I often fought at the supper table my war hero father with over the Kennedy's. He hated them and this surprised me. It still does. He always claimed "he didn't want a dynasty," something he held fast to all the way up to the Bushes. We agreed on that, but the Kennedy's were always a sore point. You see Jack was the first president we'd seen who till had hair. I had his picture over my bed and we debated his election as kids in Maine. For the record I was for it. The old man wasn't. I'd been in the same White House he occupied when he held the office. MY parents took me there and I remember being on the steps inside the Capitol and Lyndon Johnson swept past us.

"Isn't that the vice-president?" I asked dad.

"Yes," he said.

We went on with our authentic tour. We never saw Kennedy on that visit in 1962, but I wanted to. He didn't. I suspect his affection for Ike, which was war inspired, and with good reason had a lot to do with this. As a war grunt, he didn't suffer fortunate sons it seemed but Kennedy had been injured in battle in the Pacific on PT-109 so I was still puzzled. He seemed to love rich people in general as if he had a chance in hell of joining them much like today's Republican voting working class hopefuls. I didn't get it.

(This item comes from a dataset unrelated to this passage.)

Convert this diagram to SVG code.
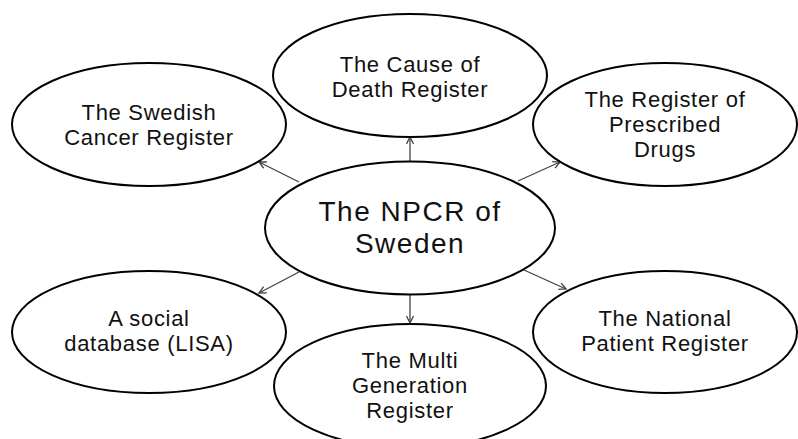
<svg xmlns="http://www.w3.org/2000/svg" width="798" height="439" viewBox="0 0 798 439">
<defs>
<style>
.node ellipse{fill:#fff;stroke:#000;stroke-width:2}
.node text{font-family:"Liberation Sans",Arial,sans-serif;font-size:22px;letter-spacing:0.7px;fill:#111;text-anchor:middle}
.node text.big{font-size:28px;letter-spacing:1.5px}
.conn line{stroke:#444;stroke-width:1.3;fill:none;marker-end:url(#arr)}
</style>
<marker id="arr" markerWidth="10" markerHeight="10" refX="8" refY="4" orient="auto" markerUnits="userSpaceOnUse">
<path d="M1,0.5 L8,4 L1,7.5" fill="none" stroke="#444" stroke-width="1.3"/>
</marker>
</defs>
<rect width="798" height="439" fill="#fff"/>
<g class="conn" id="connectors">
<line x1="299" y1="182" x2="259" y2="162"/>
<line x1="410" y1="162" x2="410" y2="137"/>
<line x1="518" y1="181" x2="560" y2="162"/>
<line x1="299" y1="272" x2="259" y2="293"/>
<line x1="410" y1="295" x2="410" y2="323"/>
<line x1="524" y1="270" x2="566" y2="289"/>
</g>
<g class="node" id="cancer">
<ellipse cx="149" cy="124.5" rx="137" ry="61.5"/>
<text x="149" y="120">The Swedish</text>
<text x="149" y="145">Cancer Register</text>
</g>
<g class="node" id="death">
<ellipse cx="410" cy="75.5" rx="137" ry="61.5"/>
<text x="410" y="72">The Cause of</text>
<text x="410" y="97">Death Register</text>
</g>
<g class="node" id="drugs">
<ellipse cx="665" cy="124.5" rx="132" ry="61.5"/>
<text x="665" y="107">The Register of</text>
<text x="665" y="132">Prescribed</text>
<text x="665" y="157">Drugs</text>
</g>
<g class="node" id="npcr">
<ellipse cx="410" cy="228" rx="145" ry="66.5"/>
<text class="big" x="410" y="221">The NPCR of</text>
<text class="big" x="410" y="253">Sweden</text>
</g>
<g class="node" id="lisa">
<ellipse cx="149" cy="332" rx="137" ry="61"/>
<text x="149" y="326">A social</text>
<text x="149" y="351">database (LISA)</text>
</g>
<g class="node" id="multi">
<ellipse cx="410" cy="386" rx="136" ry="62"/>
<text x="410" y="368">The Multi</text>
<text x="410" y="393">Generation</text>
<text x="410" y="418">Register</text>
</g>
<g class="node" id="patient">
<ellipse cx="665" cy="332" rx="132" ry="61"/>
<text x="665" y="326">The National</text>
<text x="665" y="351">Patient Register</text>
</g>
</svg>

After JFK's untimely death, which he was visibly saddened by on its face, he still held fast to a severe Kennedy prejudice. On a later visit to Arlington National Cemetery which he qualified for internment as a veteran, he called Jack's Memorial and eternal flame, "The Bunsen Burner," as the three of us stood before it. I could barely contain my personal revulsion at his callousness on the matter.

Like Kennedy, he died a Democrat, and finally recognized the work they'd done for those less fortunate than themselves and that was the difference among rich people. It is indeed. I wish there was a handwritten draft of Profiles in Jack's hand but there isn't. Reality is a bitch that way.